Culkin continued, after pondering further.
“He might love Connor.”
He might love Connor? But he just said he loved his siblings!
“I know. He was the adult one who would come to visit sometimes, like, ‘Oh, yeah, that’s my brother.’”
Ice cold.
Each actor interpreted their character having varying levels of affection for their blood family and most seem wary to trust in those relationships and in the vulnerability required to commit to love in earnest. But where, oh where, could all of this existential angst over affection come from?
Brian Cox in “Succession”
Macall Polay
“Well, I don’t think Logan thinks about love in that way. I mean, he doesn’t, he’s not a mushy person,” Cox said when asked about who Logan loves. “No. I think intuitively he loves his children. He does love his children. And that’s something that’s visceral. You can’t analyze that. I have four kids and I love my children, but they drive me nuts. And they do, but I do love them. And I try to turn the face sometimes when it’s very hard, when you go, ‘I just want to beat the shit out of you, but I can’t.’ So I can understand the dilemma. His dilemma and my dilemma are very similar, but coming from different worlds.”

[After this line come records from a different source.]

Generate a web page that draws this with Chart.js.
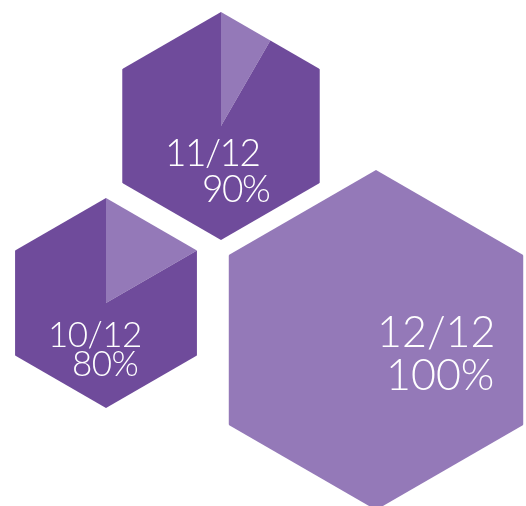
<!DOCTYPE html>
<html>
<head>
<meta charset="utf-8">
<script src="https://cdn.jsdelivr.net/npm/chart.js@4.4.0/dist/chart.umd.min.js"></script>
<style>
    html, body { margin: 0; padding: 0; background: #fff; overflow: hidden; }
    #wrap { position: relative; width: 526px; height: 506px; overflow: hidden; }
    .hex { position: absolute; }
    .lbl { position: absolute; color: #fff; font-family: Lato, 'Open Sans', sans-serif; font-weight: 300;
           white-space: nowrap; line-height: 1; z-index: 5; }
</style>
</head>
<body>
<div id="wrap"></div>
<script>
const labels = ['10/12', '11/12', '12/12'];
const done = [10, 11, 12];
const total = [12, 12, 12];
const percents = ['80%', '90%', '100%'];

const DARK = '#6f4b9b';
const LIGHT = '#9479b8';

// centre + circumradius of each hexagon, font size, spacing and where each text line starts (left, cap top)
const layout = [
    { cx: 106, cy: 303, r: 105, fs: 35, ls: -0.5, l1: [48, 322], l2: [72, 351] },
    { cx: 221, cy: 126, r: 114, fs: 37, ls: -1.5, l1: [165, 139], l2: [202, 175] },
    { cx: 376, cy: 340, r: 170, fs: 43, ls: 0, l1: [377, 316], l2: [386, 359] }
];

// clip the pie to a pointy-top hexagon inscribed in its circle
const hexClip = {
    id: 'hexClip',
    beforeDatasetsDraw(chart) {
        const arc = chart.getDatasetMeta(0).data[0];
        const ctx = chart.ctx;
        ctx.save();
        ctx.beginPath();
        for (let k = 0; k < 6; k++) {
            const a = -Math.PI / 2 + k * Math.PI / 3;
            const x = arc.x + arc.outerRadius * Math.cos(a);
            const y = arc.y + arc.outerRadius * Math.sin(a);
            if (k === 0) ctx.moveTo(x, y); else ctx.lineTo(x, y);
        }
        ctx.closePath();
        ctx.clip();
    },
    afterDatasetsDraw(chart) {
        chart.ctx.restore();
    }
};

const wrap = document.getElementById('wrap');

labels.forEach((label, i) => {
    const L = layout[i];
    const box = document.createElement('div');
    box.className = 'hex';
    box.style.left = (L.cx - L.r) + 'px';
    box.style.top = (L.cy - L.r) + 'px';
    box.style.width = (2 * L.r) + 'px';
    box.style.height = (2 * L.r) + 'px';
    const canvas = document.createElement('canvas');
    box.appendChild(canvas);
    wrap.appendChild(box);

    const complete = done[i] === total[i];
    new Chart(canvas.getContext('2d'), {
        type: 'pie',
        data: {
            labels: ['Remaining', 'Done'],
            datasets: [{
                data: [total[i] - done[i], done[i]],
                backgroundColor: [LIGHT, complete ? LIGHT : DARK],
                borderWidth: 0
            }]
        },
        options: {
            responsive: true,
            maintainAspectRatio: false,
            animation: false,
            layout: { padding: 0 },
            plugins: {
                legend: { display: false },
                tooltip: { enabled: false }
            }
        },
        plugins: [hexClip]
    });

    [[label, L.l1], [percents[i], L.l2]].forEach(([txt, pos]) => {
        const d = document.createElement('div');
        d.className = 'lbl';
        d.textContent = txt;
        d.style.fontSize = L.fs + 'px';
        d.style.letterSpacing = L.ls + 'px';
        d.style.left = pos[0] + 'px';
        d.style.top = (pos[1] - 0.17 * L.fs) + 'px';
        wrap.appendChild(d);
    });
});
</script>
</body>
</html>
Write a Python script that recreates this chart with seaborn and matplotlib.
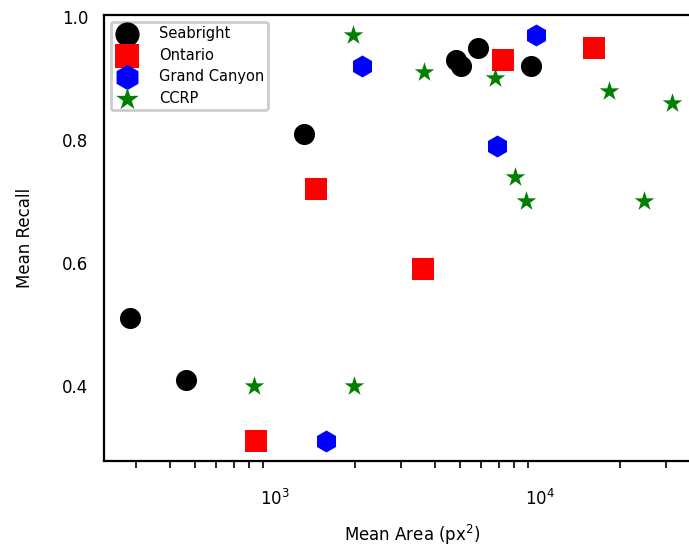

And while Logan finds himself unable to be the father that his children appear to need, that doesn’t mean that he’s unable to feel those emotions they long to to hear or see expressed. He has lots of love to give. He just has no intention of letting anyone know that.
“He does love his children. And actually he has a lot of deep liking for his crew. He likes Frank. And he knows how far or even how not so far it goes. So I think there’s an element of Logan, which is a little more considerable than people give him the benefit for. Not that I’m going to play any of that because it will all end up in a great, big mush, but I do think he’s incredibly misunderstood.”
Every unhappy family is unhappy in its own way. And the Roys are no exception.
“Succession” premieres new episodes Sundays at 9 p.m. on HBO. Seasons 1 and 2 are available to stream via HBO Max.